Today, Martinez is the newest member of the Los Angeles County Probation Commission, appointed by Los Angeles County Supervisor Gloria Molina. He credits a now deceased probation officer for turning his life around, a favor he hopes to repay many times over.

Martinez told EGP that after he was patched up he was sent to a juvenile detention center, a place he had been in and out of since the age of 14. By 17, he had already been shot twice and stabbed three times—during one of those incidents one of his friends was killed.

Martinez, now in his 40s, recalled how at the time he though he would be dead by the age of 18, or get arrested for a major crime and spend the rest of his life in a prison cell.

“I was ready to be the best gangster I could be,” Martinez confessed.

His friends back home sent him letters telling him his street status had been elevated because of the “badge of honor” scar now permanently embedded on his neck.

All that would change, however, when he met Los Angeles County Probation Officer Mary Ridgway in 1988, on the same day he was released from jail.

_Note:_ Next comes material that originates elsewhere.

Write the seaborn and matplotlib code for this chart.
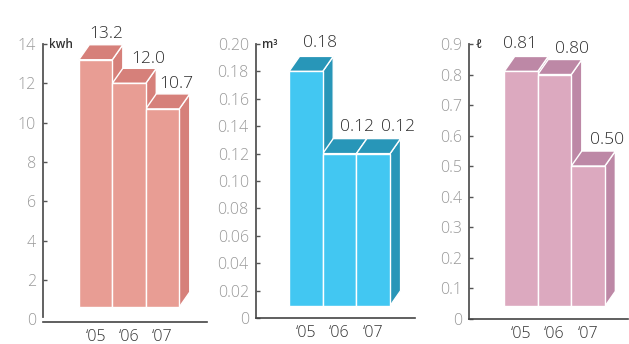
import matplotlib
matplotlib.use("Agg")
import matplotlib.pyplot as plt
from matplotlib.patches import Polygon
import seaborn as sns
import pandas as pd

# ---- data -------------------------------------------------------------
years = ["‘05", "‘06", "‘07"]

electricity = [13.2, 12.0, 10.7]          # kwh
water = [0.18, 0.12, 0.12]                # m³
fuel = [0.81, 0.80, 0.50]                 # ℓ

electricity_labels = ["13.2", "12.0", "10.7"]
water_labels = ["0.18", "0.12", "0.12"]
fuel_labels = ["0.81", "0.80", "0.50"]

units = ["kwh", "m³", "ℓ"]

electricity_ticks = [0, 2, 4, 6, 8, 10, 12, 14]
water_ticks = [0, 0.02, 0.04, 0.06, 0.08, 0.10, 0.12, 0.14, 0.16, 0.18, 0.20]
fuel_ticks = [0, 0.1, 0.2, 0.3, 0.4, 0.5, 0.6, 0.7, 0.8, 0.9]

electricity_ticklabels = ["0", "2", "4", "6", "8", "10", "12", "14"]
water_ticklabels = ["0", "0.02", "0.04", "0.06", "0.08", "0.10", "0.12",
                    "0.14", "0.16", "0.18", "0.20"]
fuel_ticklabels = ["0", "0.1", "0.2", "0.3", "0.4", "0.5", "0.6", "0.7",
                   "0.8", "0.9"]

# ---- styling / layout ---------------------------------------------------
W, H, DPI = 629, 344, 100
FONT = ["Open Sans", "DejaVu Sans"]

panels = [
    dict(values=electricity, labels=electricity_labels, unit=units[0],
         ticks=electricity_ticks, ticklabels=electricity_ticklabels,
         front="#E89D94", shade="#D6807A",
         box=(42.7, 206.7, 44, 321.7), ylim=(-0.12, 14), xlim=(-1.58, 3.32),
         spine_low=0.13, nudges=[(11, 0), (19, -2), (14, -1)]),
    dict(values=water, labels=water_labels, unit=units[1],
         ticks=water_ticks, ticklabels=water_ticklabels,
         front="#42C7F2", shade="#2896B8",
         box=(255.7, 415.0, 44, 318.0), ylim=(0, 0.20), xlim=(-1.49, 3.24),
         spine_low=0, nudges=[(14, 2), (17, 1), (25, 1)]),
    dict(values=fuel, labels=fuel_labels, unit=units[2],
         ticks=fuel_ticks, ticklabels=fuel_ticklabels,
         front="#DCA9BF", shade="#BD88A6",
         box=(469.3, 628.0, 44, 318.6), ylim=(0, 0.9), xlim=(-1.54, 3.19),
         spine_low=0, nudges=[(-1, 1), (17, 0), (19, 0)]),
]

DEPTH_X, DEPTH_Y = 10.5, 15.0      # 3-D depth of the bars, in pixels
LIFT = 12.3                        # front faces float this many pixels above 0
LABEL_RISE = 26                    # value label centre above the front top, px

sns.set_theme(style="white")
plt.rcParams["font.family"] = FONT

fig = plt.figure(figsize=(W / DPI, H / DPI), dpi=DPI)

for p in panels:
    left, right, top, bottom = p["box"]
    ax = fig.add_axes([left / W, 1 - bottom / H,
                       (right - left) / W, (bottom - top) / H])
    df = pd.DataFrame({"year": years, "value": p["values"]})
    sns.barplot(data=df, x="year", y="value", ax=ax, color=p["front"],
                width=1.0, edgecolor="white", linewidth=1.0, saturation=1)
    ax.set_xlim(*p["xlim"])
    ax.set_ylim(*p["ylim"])
    ax.set_xlabel("")
    ax.set_ylabel("")

    # pixel -> data conversion for the depth offsets
    (x0, y0), (x1, y1) = ax.transData.transform([(0, 0), (1, 1)])
    ddx = DEPTH_X / (x1 - x0)
    ddy = DEPTH_Y / (y1 - y0)
    base = LIFT / (y1 - y0)

    bars = list(ax.patches)
    for bar, v in zip(bars, p["values"]):
        bar.set_y(base)
        bar.set_height(v - base)
        bar.set_zorder(5)

    for bar, v in zip(bars, p["values"]):
        l = bar.get_x()
        r = l + bar.get_width()
        side = Polygon([(r, base), (r + ddx, base + ddy),
                        (r + ddx, v + ddy), (r, v)], closed=True,
                       facecolor=p["shade"], edgecolor="white", linewidth=1.0,
                       zorder=3)
        lid = Polygon([(l, v), (l + ddx, v + ddy), (r + ddx, v + ddy), (r, v)],
                      closed=True, facecolor=p["shade"], edgecolor="white",
                      linewidth=1.0, zorder=3)
        ax.add_patch(side)
        ax.add_patch(lid)

    for bar, v, txt, (nx, ny) in zip(bars, p["values"], p["labels"], p["nudges"]):
        cx = bar.get_x() + bar.get_width() / 2
        ax.annotate(txt, xy=(cx, v), xytext=(nx, LABEL_RISE + ny),
                    textcoords="offset pixels", ha="center", va="center",
                    fontsize=12.5, color="#2e2e2e", fontweight="light",
                    zorder=6, annotation_clip=False)

    ax.annotate(p["unit"], xy=(0, 1), xycoords="axes fraction",
                xytext=(6, 0), textcoords="offset pixels", ha="left",
                va="center", fontsize=8.5, color="#333333",
                fontweight="semibold")

    for s in ["top", "right"]:
        ax.spines[s].set_visible(False)
    ax.spines["left"].set_color("#555555")
    ax.spines["left"].set_linewidth(1.3)
    ax.spines["bottom"].set_color("#444444")
    ax.spines["bottom"].set_linewidth(1.2)
    ax.spines["left"].set_bounds(p["spine_low"], p["ylim"][1])

    ax.set_yticks(p["ticks"])
    ax.set_yticklabels(p["ticklabels"], fontweight="light")
    ax.set_xticks(range(len(years)))
    ax.set_xticklabels(years, fontweight="light")
    ax.tick_params(axis="y", direction="in", length=3, width=1,
                   color="#555555", labelcolor="#999999", labelsize=11.5,
                   pad=5, left=True)
    ax.tick_params(axis="x", length=0, labelcolor="#333333", labelsize=11.5,
                   pad=5)
    if p["spine_low"] > 0:
        ax.yaxis.get_major_ticks()[0].tick1line.set_visible(False)
    ax.set_facecolor("white")
    ax.patch.set_alpha(0)

fig.savefig("out.png", dpi=DPI, facecolor="white")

Los Angeles County Probation Commissioner Sal Martinez in June 2011 during the renaming ceremony of the East Los Angeles Probation Area Office in honor of Mary Ridgway. (EGP photo by Gloria Angelina Castillo)

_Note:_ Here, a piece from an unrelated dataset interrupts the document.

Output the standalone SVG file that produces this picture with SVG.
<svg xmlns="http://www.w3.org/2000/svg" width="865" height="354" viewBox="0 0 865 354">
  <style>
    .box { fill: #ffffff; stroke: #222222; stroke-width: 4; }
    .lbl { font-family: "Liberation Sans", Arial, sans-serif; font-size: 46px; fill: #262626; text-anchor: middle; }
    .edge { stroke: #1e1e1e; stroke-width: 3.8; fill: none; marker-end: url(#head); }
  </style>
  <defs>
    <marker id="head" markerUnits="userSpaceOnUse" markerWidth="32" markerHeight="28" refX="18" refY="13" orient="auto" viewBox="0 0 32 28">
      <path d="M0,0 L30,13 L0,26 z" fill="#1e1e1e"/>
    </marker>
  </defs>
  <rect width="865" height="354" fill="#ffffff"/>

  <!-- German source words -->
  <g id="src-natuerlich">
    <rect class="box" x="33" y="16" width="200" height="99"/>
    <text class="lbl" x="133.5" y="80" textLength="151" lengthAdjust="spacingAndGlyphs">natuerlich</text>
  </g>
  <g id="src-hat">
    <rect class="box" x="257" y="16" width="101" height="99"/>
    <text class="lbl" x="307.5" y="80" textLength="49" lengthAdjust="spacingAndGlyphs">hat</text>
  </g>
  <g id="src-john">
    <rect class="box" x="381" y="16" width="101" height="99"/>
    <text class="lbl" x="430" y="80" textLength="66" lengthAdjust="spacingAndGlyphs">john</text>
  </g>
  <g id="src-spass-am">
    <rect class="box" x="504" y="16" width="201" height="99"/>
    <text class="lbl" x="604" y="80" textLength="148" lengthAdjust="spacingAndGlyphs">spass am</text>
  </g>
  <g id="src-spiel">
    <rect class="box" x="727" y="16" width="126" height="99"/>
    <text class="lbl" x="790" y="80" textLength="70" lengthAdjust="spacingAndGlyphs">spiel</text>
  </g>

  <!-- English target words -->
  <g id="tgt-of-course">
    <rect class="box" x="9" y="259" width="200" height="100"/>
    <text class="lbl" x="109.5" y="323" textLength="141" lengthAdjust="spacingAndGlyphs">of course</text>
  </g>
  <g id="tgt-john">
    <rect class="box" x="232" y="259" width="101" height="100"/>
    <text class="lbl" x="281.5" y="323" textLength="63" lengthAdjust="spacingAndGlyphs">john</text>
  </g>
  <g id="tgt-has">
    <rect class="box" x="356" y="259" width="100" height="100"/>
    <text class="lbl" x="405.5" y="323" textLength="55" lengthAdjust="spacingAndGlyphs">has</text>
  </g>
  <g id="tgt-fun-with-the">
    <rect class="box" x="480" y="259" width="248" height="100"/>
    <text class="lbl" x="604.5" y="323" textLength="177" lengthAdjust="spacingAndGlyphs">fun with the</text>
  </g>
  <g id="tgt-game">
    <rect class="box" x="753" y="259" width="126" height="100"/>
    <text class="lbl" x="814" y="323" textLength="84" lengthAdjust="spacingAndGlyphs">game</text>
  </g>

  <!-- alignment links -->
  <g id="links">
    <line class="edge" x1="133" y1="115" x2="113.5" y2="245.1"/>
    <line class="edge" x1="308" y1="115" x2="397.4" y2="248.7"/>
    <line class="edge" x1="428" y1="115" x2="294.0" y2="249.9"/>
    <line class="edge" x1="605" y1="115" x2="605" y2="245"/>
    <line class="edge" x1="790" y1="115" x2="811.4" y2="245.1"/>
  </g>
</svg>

Ridgway, who had been assigned to him, informed Martinez about the terms of his probation and quickly set in motion a plan to give him a new beginning, despite the huge odds he would have to face. “She didn’t know my parents were drug dealers,” Martinez said.

He took her advice because he knew deep inside, leaving the structure and safety of Camp Mendenhall where he had earned the distinction of being named  “mayor,” was the saddest day of his life, he said.

Now, all these years later, Molina calls her nomination of Martinez to the county probation commission “an honor.”

“He was once a probation youth himself, who has overcome the challenges that many of our at-risk youth currently face. He was one of many minors under the supervision of Mary Ridgway, the legendary Probation Department officer who we recently named our East L.A. facility after. Martinez credits Ridgway with changing his life for the better, and I know he will do the same for other Probation youth,” Molina told EGP in a written statement.

Earlier this year Martinez co-chaired the committee that renamed the East Los Angeles Probation Area Office in honor of Ridgway.

As a commissioner, he wants to pay tribute to the life of Ridgway, who was his friend and mentor, and who he credits for breaking his curse.

“I come to this body with [juvenile detention] after-care in mind. because mine was excellent,” Martinez said.

“Okay, they’re already locked them up because they did something [wrong], let’s do something that will make them better citizens,” he adds.

Specifically, he wants to ensure that juvenile probationers meet their probation officers and go over their conditions before they are released, and that these at-risk youth are tracked to small schools where they can make progress before being allowed to integrate and graduate from a local high school. He also wants them to be guided toward jobs and offered job training.

Martinez doesn’t brag about his past, in fact he opened up for the first time about it at Ridgway’s funeral in 2009. For years he even tried to hide it from his children.

“I’ve dealt with my past, put it behind me,” he said.

Living a gang lifestyle tends to be glorified, but Martinez plans to open up and share more of his life through a book he is writing specifically with juvenile detainees in mind. “[The gang life is a] shackled lifestyle, inside or out, you’re still shackled,” he said.

Martinez is an active resident of Boyle Heights, including the Resurrection Neighborhood Watch since 2001. He has been a member of the Hollenbeck Community Advisory Board, the Boyle Heights Neighborhood Council, a parishioner at Victory Outreach in Boyle Heights, an LAPD volunteer since 2007, and a member of the Gang Reduction Youth Development contract review board.

He is currently a 2011-2012 California 46th Assembly District Delegate. He is the operations manager for a local soda distributor. He is married and has two children.